Of course, wearing something all day every day is a lot to ask, particularly because no one has gotten wearable technology quite right. The Nymi looks a lot like the fitness trackers on the market: a relatively inconspicuous rubber wristband with a sensor on the wrist and at the top. Though it doesn’t scream “Look! Technology!” it’s certainly not invisible. Bionym is toying with the form factor and has considered making the Nymi into a necklace or embeddable into clothing. One thing they’re not doing, is following the shiny smart watch trend. “You have to think, ‘Well, what is it people are willing to accept?’” Martin says. “There’s been so much talk about smart watches and how they’re the next big thing, but nobody’s really justified why somebody would want to put a big screen on their wrist.
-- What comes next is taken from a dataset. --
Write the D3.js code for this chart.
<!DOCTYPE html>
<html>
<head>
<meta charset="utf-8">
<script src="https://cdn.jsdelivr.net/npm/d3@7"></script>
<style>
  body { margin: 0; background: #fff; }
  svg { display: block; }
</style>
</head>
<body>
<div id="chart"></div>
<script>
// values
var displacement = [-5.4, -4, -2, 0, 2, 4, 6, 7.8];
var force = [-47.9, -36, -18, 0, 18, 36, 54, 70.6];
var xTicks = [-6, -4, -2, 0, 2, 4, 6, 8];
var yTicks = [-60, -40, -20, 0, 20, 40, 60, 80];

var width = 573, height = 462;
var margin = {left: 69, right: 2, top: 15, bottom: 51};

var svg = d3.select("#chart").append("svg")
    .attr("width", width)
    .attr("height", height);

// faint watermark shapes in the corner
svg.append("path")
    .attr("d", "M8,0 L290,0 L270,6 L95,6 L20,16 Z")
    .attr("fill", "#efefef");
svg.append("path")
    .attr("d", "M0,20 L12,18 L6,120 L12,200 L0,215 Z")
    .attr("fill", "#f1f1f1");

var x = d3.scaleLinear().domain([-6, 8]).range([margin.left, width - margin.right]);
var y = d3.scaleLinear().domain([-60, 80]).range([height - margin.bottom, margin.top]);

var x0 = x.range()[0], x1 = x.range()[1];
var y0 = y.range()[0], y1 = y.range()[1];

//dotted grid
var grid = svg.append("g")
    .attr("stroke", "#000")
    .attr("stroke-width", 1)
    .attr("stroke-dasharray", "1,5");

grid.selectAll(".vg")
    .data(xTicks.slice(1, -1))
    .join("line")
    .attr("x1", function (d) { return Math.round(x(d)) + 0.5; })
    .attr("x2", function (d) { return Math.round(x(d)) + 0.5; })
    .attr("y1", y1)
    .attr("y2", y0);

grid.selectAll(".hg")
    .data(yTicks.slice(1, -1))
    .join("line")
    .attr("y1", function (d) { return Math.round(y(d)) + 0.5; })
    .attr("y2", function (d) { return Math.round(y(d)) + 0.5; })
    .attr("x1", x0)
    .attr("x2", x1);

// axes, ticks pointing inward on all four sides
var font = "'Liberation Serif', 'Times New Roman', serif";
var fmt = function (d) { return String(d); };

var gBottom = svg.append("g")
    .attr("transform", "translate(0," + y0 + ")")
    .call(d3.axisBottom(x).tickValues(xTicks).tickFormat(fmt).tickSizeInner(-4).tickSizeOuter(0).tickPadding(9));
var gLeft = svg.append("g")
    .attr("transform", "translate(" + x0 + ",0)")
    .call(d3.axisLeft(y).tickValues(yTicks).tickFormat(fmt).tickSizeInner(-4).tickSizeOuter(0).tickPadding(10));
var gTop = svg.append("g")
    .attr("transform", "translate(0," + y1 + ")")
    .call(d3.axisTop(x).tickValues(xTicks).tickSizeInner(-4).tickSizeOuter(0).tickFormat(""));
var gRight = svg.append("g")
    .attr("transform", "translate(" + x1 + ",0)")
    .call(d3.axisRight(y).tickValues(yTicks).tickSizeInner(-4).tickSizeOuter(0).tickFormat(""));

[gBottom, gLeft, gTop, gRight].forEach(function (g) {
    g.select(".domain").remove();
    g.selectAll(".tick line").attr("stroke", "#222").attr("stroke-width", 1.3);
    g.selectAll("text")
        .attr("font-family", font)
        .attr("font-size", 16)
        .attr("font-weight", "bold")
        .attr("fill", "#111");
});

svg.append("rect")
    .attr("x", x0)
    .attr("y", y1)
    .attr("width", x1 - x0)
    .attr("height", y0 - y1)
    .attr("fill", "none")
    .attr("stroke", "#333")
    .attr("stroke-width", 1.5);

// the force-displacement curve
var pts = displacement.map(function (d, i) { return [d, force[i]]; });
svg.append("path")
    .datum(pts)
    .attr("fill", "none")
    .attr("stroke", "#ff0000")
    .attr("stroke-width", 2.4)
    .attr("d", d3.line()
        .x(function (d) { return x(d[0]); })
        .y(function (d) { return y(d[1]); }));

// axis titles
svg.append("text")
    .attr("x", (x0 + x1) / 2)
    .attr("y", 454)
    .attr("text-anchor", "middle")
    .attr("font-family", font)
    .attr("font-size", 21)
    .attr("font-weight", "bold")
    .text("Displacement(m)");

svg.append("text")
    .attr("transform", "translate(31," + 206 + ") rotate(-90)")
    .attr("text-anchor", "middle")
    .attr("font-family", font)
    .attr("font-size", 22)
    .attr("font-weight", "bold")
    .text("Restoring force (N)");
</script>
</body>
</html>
We’re following the philosophy that wearable tech is less about the digital interaction with the user and more about technology that melts into the background.”
Martin believes the interactions between people and technology should be passive, but not altogether absent. The most recent version of the Nymi will communicate with users by little vibrations that let them know their identity is being used or that the band is talking to other devices. “The idea is that users want some awareness and it can be really subtle,” he says. “But it goes toward this assurance of privacy and security and this idea that it’s not doing things without you knowing it.”
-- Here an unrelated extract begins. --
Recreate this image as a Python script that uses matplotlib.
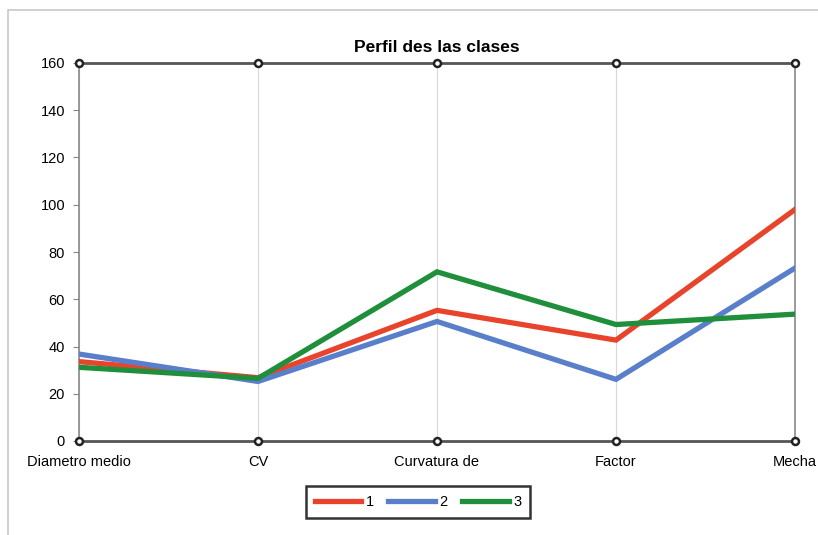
import matplotlib
matplotlib.use("Agg")
import matplotlib.pyplot as plt
from matplotlib.patches import Rectangle

categories = ["Diametro medio", "CV", "Curvatura de", "Factor", "Mecha"]
series_names = ["1", "2", "3"]
clase1 = [33.6, 26.8, 55.3, 42.7, 98.0]
clase2 = [36.8, 25.2, 50.6, 26.1, 73.2]
clase3 = [31.2, 26.5, 71.6, 49.3, 53.7]
yticks = [0, 20, 40, 60, 80, 100, 120, 140, 160]

plt.rcParams['font.family'] = ['Liberation Sans Narrow', 'Liberation Sans', 'DejaVu Sans']

fig = plt.figure(figsize=(8.18, 5.35), dpi=100)
fig.patch.set_facecolor('white')
W, H = 818, 535
ax = fig.add_axes([79 / W, 1 - 441 / H, (795 - 79) / W, (441 - 63) / H])

# outer chart border
fig.patches.append(Rectangle((8 / W, -0.01), 1.0, 1 - 10 / H + 0.01, transform=fig.transFigure,
                             fill=False, edgecolor='#c8c8c8', linewidth=1.2))

x = list(range(len(categories)))
colors = ['#e8442c', '#5a7fca', '#1f8f3c']
for vals, c, n in zip([clase1, clase2, clase3], colors, series_names):
    ax.plot(x, vals, color=c, linewidth=3.8, label=n, solid_joinstyle='miter', zorder=3)

ax.set_xlim(0, len(categories) - 1)
ax.set_ylim(0, 160)
ax.set_yticks(yticks)
ax.set_xticks(x)
ax.set_xticklabels(categories, fontsize=10.5)
for lab in ax.get_yticklabels():
    lab.set_fontsize(10.5)
ax.tick_params(axis='y', length=4, color='#888888', pad=6)
ax.tick_params(axis='x', length=0, pad=10)
ax.xaxis.grid(True, color='#d8d8d8', linewidth=0.8)
ax.set_axisbelow(True)

for side in ['left', 'right']:
    ax.spines[side].set_color('#8a8a8a')
    ax.spines[side].set_linewidth(1.2)
for side in ['top', 'bottom']:
    ax.spines[side].set_color('#555555')
    ax.spines[side].set_linewidth(2.0)

for yv in [0, 160]:
    ax.plot(x, [yv] * len(x), linestyle='none', marker='o', markersize=5,
            markerfacecolor='white', markeredgecolor='#222222', markeredgewidth=1.8,
            clip_on=False, zorder=5)

ax.set_title("Perfil des las clases", fontsize=12.5, fontweight='bold', pad=8)

leg = ax.legend(loc='center', bbox_to_anchor=(418 / W, 1 - 502 / H), bbox_transform=fig.transFigure,
                ncol=3, frameon=True, fancybox=False, fontsize=10.5, handlelength=3.2,
                columnspacing=1.0, handletextpad=0.3, borderpad=0.6)
leg.get_frame().set_edgecolor('black')
leg.get_frame().set_linewidth(1.8)

fig.savefig("out.png", dpi=100)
Privacy is a big concern for the Nymi, and you can imagine the company is going to encounter some serious questions about the security of wearing your biometric identity around your wrist. Typed passwords and pin numbers can be discarded and easily changed, but if your ECG gets into the wrong hands, that’s a big problem since you can’t exactly reset your heartbeat. Martin says the Nymi was conceived with the idea of “privacy by design,” which is basically Bionym’s policy of building a product that’s rooted in keeping data protected. “There’s going to be major pushback if users feel their privacy isn’t protected,” admits Martin.
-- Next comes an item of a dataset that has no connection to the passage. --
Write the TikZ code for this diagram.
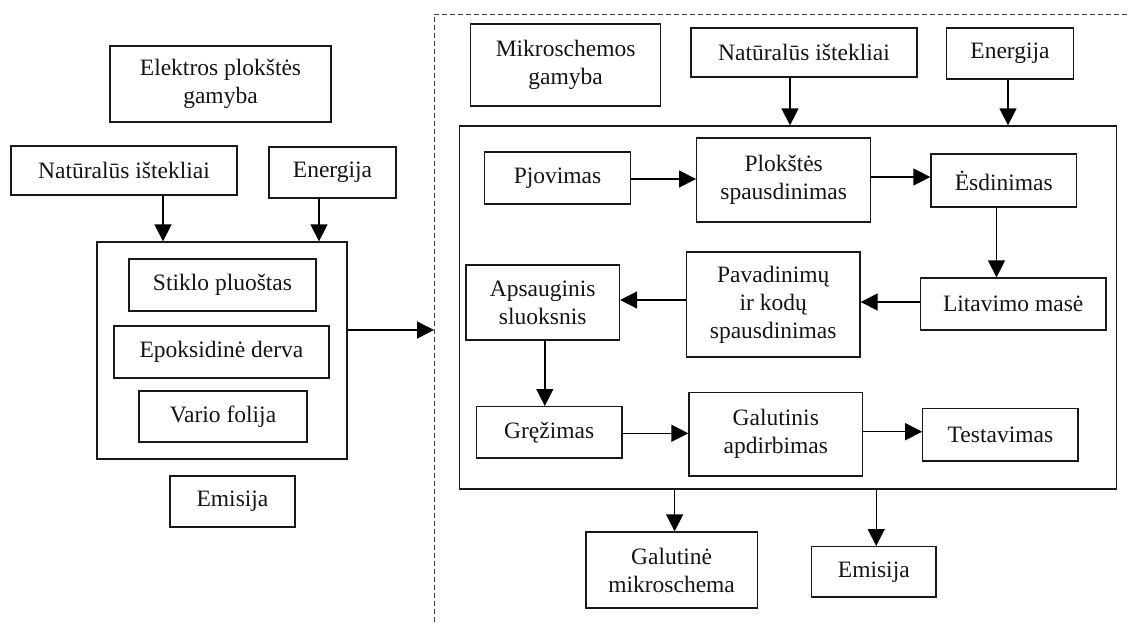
\documentclass[tikz,border=0pt]{standalone}
\usepackage{fontspec}
\setmainfont{Liberation Serif}
\usetikzlibrary{arrows.meta}
\begin{document}
\begin{tikzpicture}[x=1pt,y=-1pt,
  box/.style={draw=black!90,line width=1.3pt,align=center,inner sep=0pt,text=black!92,
    font=\fontsize{23.5}{28}\selectfont},
  arr/.style={draw=black,line width=1.4pt,-{Triangle[length=17pt,width=17pt]}},
  dline/.style={draw=black!75,line width=1pt,dash pattern=on 5pt off 3pt}]
\useasboundingbox (0,0) rectangle (1129,622);
% dashed frame
\coordinate (dtop) at (434,14);
\coordinate (dbot) at (434,622);
\coordinate (dright) at (1129,14);
\draw[dline] (dbot) -- (dtop) -- (dright);
% left part
\node[box,minimum width=221,minimum height=76] (elek) at (220.5,84) {Elektros plokštės\\gamyba};
\node[box,minimum width=226,minimum height=49] (nat1) at (124,170.5) {Natūralūs ištekliai};
\node[box,minimum width=127,minimum height=51] (en1) at (332.5,172.5) {Energija};
\node[box,minimum width=250,minimum height=217] (cont1) at (222,350.5) {};
\node[box,minimum width=187,minimum height=52] (stik) at (222.5,285) {Stiklo pluoštas};
\node[box,minimum width=215,minimum height=52] (epo) at (221.5,352) {Epoksidinė derva};
\node[box,minimum width=168,minimum height=51] (vario) at (223,416.5) {Vario folija};
\node[box,minimum width=125,minimum height=51] (emi1) at (232.5,501.5) {Emisija};
\coordinate (xa) at (163,0);
\coordinate (xb) at (319,0);
\coordinate (yc) at (0,330);
\draw[arr] (nat1.south -| xa) -- (cont1.north -| xa);
\draw[arr] (en1.south -| xb) -- (cont1.north -| xb);
\draw[arr] (cont1.east |- yc) -- (dtop |- yc);
% right part
\node[box,minimum width=190,minimum height=82] (mik) at (565.6,65) {Mikroschemos\\gamyba};
\node[box,minimum width=226,minimum height=49] (nat2) at (804,52.5) {Natūralūs ištekliai};
\node[box,minimum width=127,minimum height=51] (en2) at (1010,53.5) {Energija};
\node[box,minimum width=657.5,minimum height=363] (cont2) at (788,307.5) {};
\node[box,minimum width=145.6,minimum height=52] (pjo) at (557.5,178) {Pjovimas};
\node[box,minimum width=174,minimum height=84] (plo) at (783.7,180) {Plokštės\\spausdinimas};
\node[box,minimum width=145.6,minimum height=53] (esd) at (1003.8,180.5) {Ėsdinimas};
\node[box,minimum width=185.5,minimum height=52] (lit) at (1013.2,304) {Litavimo masė};
\node[box,minimum width=173.7,minimum height=105] (pav) at (773.2,304.5) {Pavadinimų\\ir kodų\\spausdinimas};
\node[box,minimum width=153.4,minimum height=75] (aps) at (542.7,302.5) {Apsauginis\\sluoksnis};
\node[box,minimum width=145.5,minimum height=51.3] (gre) at (549.2,432.3) {Gręžimas};
\node[box,minimum width=173.7,minimum height=83.3] (gal) at (775.8,434.3) {Galutinis\\apdirbimas};
\node[box,minimum width=155.2,minimum height=52.3] (tes) at (1000.4,434.8) {Testavimas};
\node[box,minimum width=171.3,minimum height=76] (galm) at (671.6,570) {Galutinė\\mikroschema};
\node[box,minimum width=124.4,minimum height=50.3] (emi2) at (873.8,571.8) {Emisija};
\coordinate (x1) at (790,0);
\coordinate (x2) at (1008,0);
\coordinate (x3) at (996.5,0);
\coordinate (x4) at (544.8,0);
\coordinate (x5) at (674.6,0);
\coordinate (x6) at (876.2,0);
\coordinate (y1) at (0,179);
\coordinate (y2) at (0,177);
\coordinate (y3) at (0,302);
\coordinate (y4) at (0,300);
\coordinate (y5) at (0,433.3);
\coordinate (y6) at (0,431.7);
\draw[arr] (nat2.south -| x1) -- (cont2.north -| x1);
\draw[arr] (en2.south -| x2) -- (cont2.north -| x2);
\draw[arr] (pjo.east |- y1) -- (plo.west |- y1);
\draw[arr] (plo.east |- y2) -- (esd.west |- y2);
\draw[arr] (esd.south -| x3) -- (lit.north -| x3);
\draw[arr] (lit.west |- y3) -- (pav.east |- y3);
\draw[arr] (pav.west |- y4) -- (aps.east |- y4);
\draw[arr] (aps.south -| x4) -- (gre.north -| x4);
\draw[arr] (gre.east |- y5) -- (gal.west |- y5);
\draw[arr] (gal.east |- y6) -- (tes.west |- y6);
\draw[arr] (cont2.south -| x5) -- (galm.north -| x5);
\draw[arr] (cont2.south -| x6) -- (emi2.north -| x6);
\end{tikzpicture}
\end{document}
The wristband uses a cryptographic chip, which means all data is encrypted at the hardware level. And Martin says it’s impossible for anyone to trace the signal emitting from the wrist band back to the user unless people opt-in to allow that access (the default setting is opt-out).”Whenever there’s a new technology that people don’t necessarily understand, there’s always going to be a backlash and fear,” he says. ”It’s not immediately obvious, but this product is actually a way for people to improve their privacy and take more control over their information.”
You can pre-order the Nymi for $79, but it’s not going into production until spring of 2014. In the months leading up to the official launch, Bionym’s main task is getting third-party developers on board to create a thriving ecosystem of apps and devices that the Nymi can be used with. Proving the Nymi’s value to other companies is the first step to this new technology being adopted by the larger public. “There’s almost a chicken and egg thing here,” Martin says. “You need a lot of people [users] on board to make it justifiable for others to want to integrate, and for people to want to get on board, they want to know that there’s a lot of integration and that it will do a lot of things for them.”